Purwakarta -Jabar || Bramastanews.com_Sikapi persoalan para Kepala Desa yang secara terang-terangan ikut dalam pendaftaran calon Gubernur Dedi Mulyadi ke KPU Jabar, picu reaksi keras dari pengamat kebijakan publik di Kabupaten Purwakarta.
Dalam keterangan yang disampaikannya, Agus Yasin mengatakan,
“Perilaku Aparatur Desa hingga Kader Posyandu yang diketahui secara jelas dan terang-terangan, terlibat dan turut serta dalam kegiatan politik praktis merupakan catatan yang tidak bisa terbantahkan. Lemahnya Pengawasan dan Pembinaan bahkan Penindakan, pertanda bahwa Pemda Purwakarta sudah tidak lagi memiliki taji di mata aparaturnya,” tegasnya.
“Keterlibatan Kepala Desa, Perangkat Desa dan Kader Posyandu yang terang-terangan mengikuti kegiatan pendaftaran pasangan calon di Pilkada Jabar itu semestinya langsung di investigasi. Namun, lagi-lagi Aparatur Pengawas Internal Pemerintah (APIP) dan Pejabat Pembina Kepegawaian Daerah terkesan tak punya nyali untuk bertindak.

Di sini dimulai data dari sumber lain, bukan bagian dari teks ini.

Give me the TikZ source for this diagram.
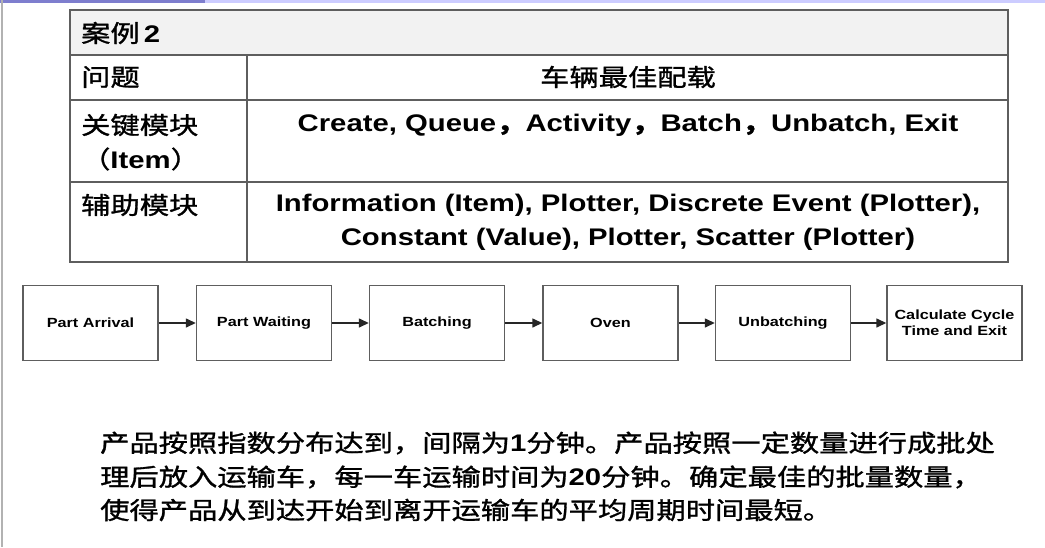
\documentclass[tikz,border=0pt]{standalone}
\usepackage{fontspec}
\setmainfont{Liberation Sans}[FakeStretch=1.22]
\newfontfamily\cjk{Noto Sans CJK SC}[FakeStretch=1.22, FakeBold=1.2]
\usetikzlibrary{arrows.meta}
\newcommand\lb[1]{{\normalfont\bfseries #1}}
\definecolor{hdrfill}{HTML}{F2F2F2}
\definecolor{linegray}{HTML}{5E5E5E}
\tikzset{
  tbl/.style={draw=linegray, line width=1.8pt},
  txt/.style={inner sep=0pt, font=\cjk\fontsize{24}{30}\selectfont},
  ltxt/.style={inner sep=0pt, font=\bfseries\fontsize{24}{34}\selectfont, align=center},
  blk/.style={draw=linegray, line width=1.4pt, minimum width=135pt, minimum height=75pt, inner sep=2pt,
    font=\bfseries\fontsize{13.3}{16}\selectfont, align=center},
  arr/.style={-{Triangle[length=10pt,width=9pt]}, line width=1.4pt, black!85},
}
\begin{document}
\begin{tikzpicture}[x=1pt,y=-1pt]
\useasboundingbox (0,0) rectangle (1045,547);
\fill[white] (0,0) rectangle (1045,547);
% slide edge artefacts
\fill[blue!45!gray!70] (0,0) rectangle (205,2.5);
\fill[blue!20] (205,0) rectangle (1045,2.5);
\draw[black!30, line width=1.5pt] (2,0) -- (2,547);
% table
\fill[hdrfill] (70,10) rectangle (1008,55);
\draw[tbl] (70,10) rectangle (1008,262);
\draw[tbl] (70,55) -- (1008,55);
\draw[tbl] (70,100) -- (1008,100);
\draw[tbl] (70,182) -- (1008,182);
\draw[tbl] (247,55) -- (247,262);
\node[txt, anchor=west] (case) at (81,33) {案例\,\lb{2}};
\node[txt, anchor=west] (q) at (81,77) {问题};
\node[txt] (qa) at (628,77) {车辆最佳配载};
\node[txt, anchor=west] (k1) at (81,125) {关键模块};
\node[txt, anchor=west] (k2) at (81,159) {（\lb{Item}）};
\node[ltxt] (ka) at (628,125) {Create, Queue{\cjk ，}Activity{\cjk ，}Batch{\cjk ，}Unbatch, Exit};
\node[txt, anchor=west] (a1) at (81,205) {辅助模块};
\node[ltxt] (aa) at (628,222) {Information (Item), Plotter, Discrete Event (Plotter),\\Constant (Value), Plotter, Scatter (Plotter)};
% flow
\node[blk] (b1) at (90.5,323) {Part Arrival};
\node[blk] (b2) at (264,323) {Part Waiting};
\node[blk] (b3) at (437,323) {Batching};
\node[blk] (b4) at (610.5,323) {Oven};
\node[blk] (b5) at (783,323) {Unbatching};
\node[blk] (b6) at (954.5,323) {Calculate Cycle\\Time and Exit};
\draw[arr] (b1) -- (b2);
\draw[arr] (b2) -- (b3);
\draw[arr] (b3) -- (b4);
\draw[arr] (b4) -- (b5);
\draw[arr] (b5) -- (b6);
% paragraph
\node[txt, anchor=west] (p1) at (100,443) {产品按照指数分布达到，间隔为\lb{1}分钟。产品按照一定数量进行成批处};
\node[txt, anchor=west] (p2) at (100,477) {理后放入运输车，每一车运输时间为\lb{20}分钟。确定最佳的批量数量，};
\node[txt, anchor=west] (p3) at (100,510) {使得产品从到达开始到离开运输车的平均周期时间最短。};
\end{tikzpicture}
\end{document}
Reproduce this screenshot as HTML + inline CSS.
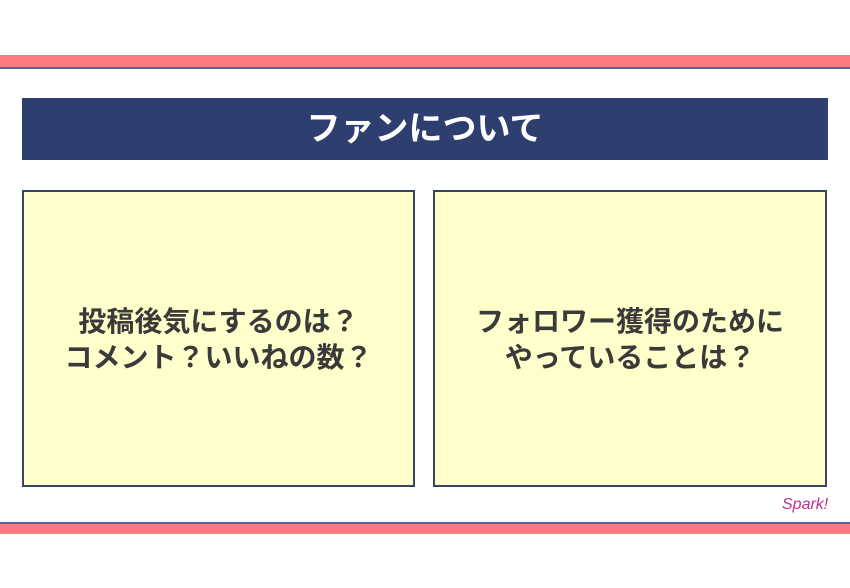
<!DOCTYPE html>
<html><head><meta charset="utf-8"><style>
body{margin:0;width:850px;height:588px;background:#fff;position:relative;overflow:hidden;font-family:"Liberation Sans","Noto Sans CJK JP",sans-serif}
div{position:absolute;box-sizing:border-box}
.box{background:#ffffcc;border:2px solid #3a4560;top:190px;height:297px;display:flex;align-items:center;justify-content:center;text-align:center;font-weight:bold;font-size:28px;line-height:36px;color:#3a3a3a}
</style></head><body>
<div style="left:0;top:55px;width:850px;height:12px;background:#ff7a7e"></div>
<div style="left:0;top:67px;width:850px;height:2px;background:#5a6290"></div>
<div style="left:22px;top:98px;width:806px;height:62px;background:#2e3e6e;color:#fff;font-weight:bold;font-size:34px;line-height:62px;text-align:center">ファンについて</div>
<div class="box" style="left:22px;width:393px;padding-top:2px">投稿後気にするのは？<br>コメント？いいねの数？</div>
<div class="box" style="left:433px;width:394px;padding-top:2px">フォロワー獲得のために<br>やっていることは？</div>
<div style="left:782px;top:496px;font-size:16px;color:#c0308a;font-style:italic">Spark!</div>
<div style="left:0;top:522px;width:850px;height:2px;background:#5a6290"></div>
<div style="left:0;top:524px;width:850px;height:10px;background:#ff7a7e"></div>
</body></html>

Diduga takut sosok politisi tertentu yang selama ini menjadi simbol kekuatan,” tambahnya kemudian.
Hal ini tentu bisa berdampak buruk dan dapat menimbulkan beberapa masalah serius.
Pertama, ketidakmampuan atau ketidakinginan Pemda untuk bertindak dapat menyebabkan erosi kepercayaan publik, terhadap integritas dan netralitas proses Pilkada. Masyarakat akan mencurigai, bahwa hukum dan aturan hanya diterapkan secara selektif dan diskriminatif.
Kedua, membiarkan pelanggaran ini tanpa tindakan tegas dapat menciptakan precedent negatif. Nantinya, pelanggaran aturan oleh aparatur Desa atau pihak terkait, menjadi hal yang biasa dan diterima, sehingga hal ini merusak tata kelola pemerintahan yang baik di tingkat lokal.
Ketiga, ketidakmampuan Pemda Purwakarta untuk bertindak bisa diartikan sebagai pembiaran atas penyalahgunaan wewenang, dimana Kades dan Perangkat Desa memanfaatkan jabatan mereka, untuk kepentingan politik, dan ini berpotensi memicu konflik kepentingan, dan ketidakadilan dalam proses Pilkada.
Keempat, jika Pemda Purwakarta tidak mengambil tindakan, otoritas lebih tinggi, seperti pemerintah provinsi atau kementerian dalam negeri bisa turun tangan, sehingga hal ini dapat merusak otonomi daerah dan menunjukkan bahwa Pemda Purwakarta tidak mampu menangani masalah di wilayahnya.
Kelima, Pemda Purwakarta yang membiarkan pelanggaran aturan tanpa tindakan, bisa dianggap lalai dalam menjalankan tugasnya, dan dapat mengakibatkan sanksi administratif dari otoritas yang lebih tinggi, atau bahkan investigasi oleh lembaga terkait.
Pemda Purwakarta perlu mempertimbangkan dampak jangka panjang, dari ketidakmampuannya untuk bertindak.
Sebagai pelindung aturan dan hukum di daerahnya, Pemda Purwakarta seharusnya tidak takut untuk menegakkan aturan, meski mungkin ada tekanan politik atau sosial.
Tindakan tegas akan memperkuat kepercayaan publik, dan memastikan bahwa proses Pilkada berjalan dengan adil dan sesuai dengan hukum,” pungkasnya.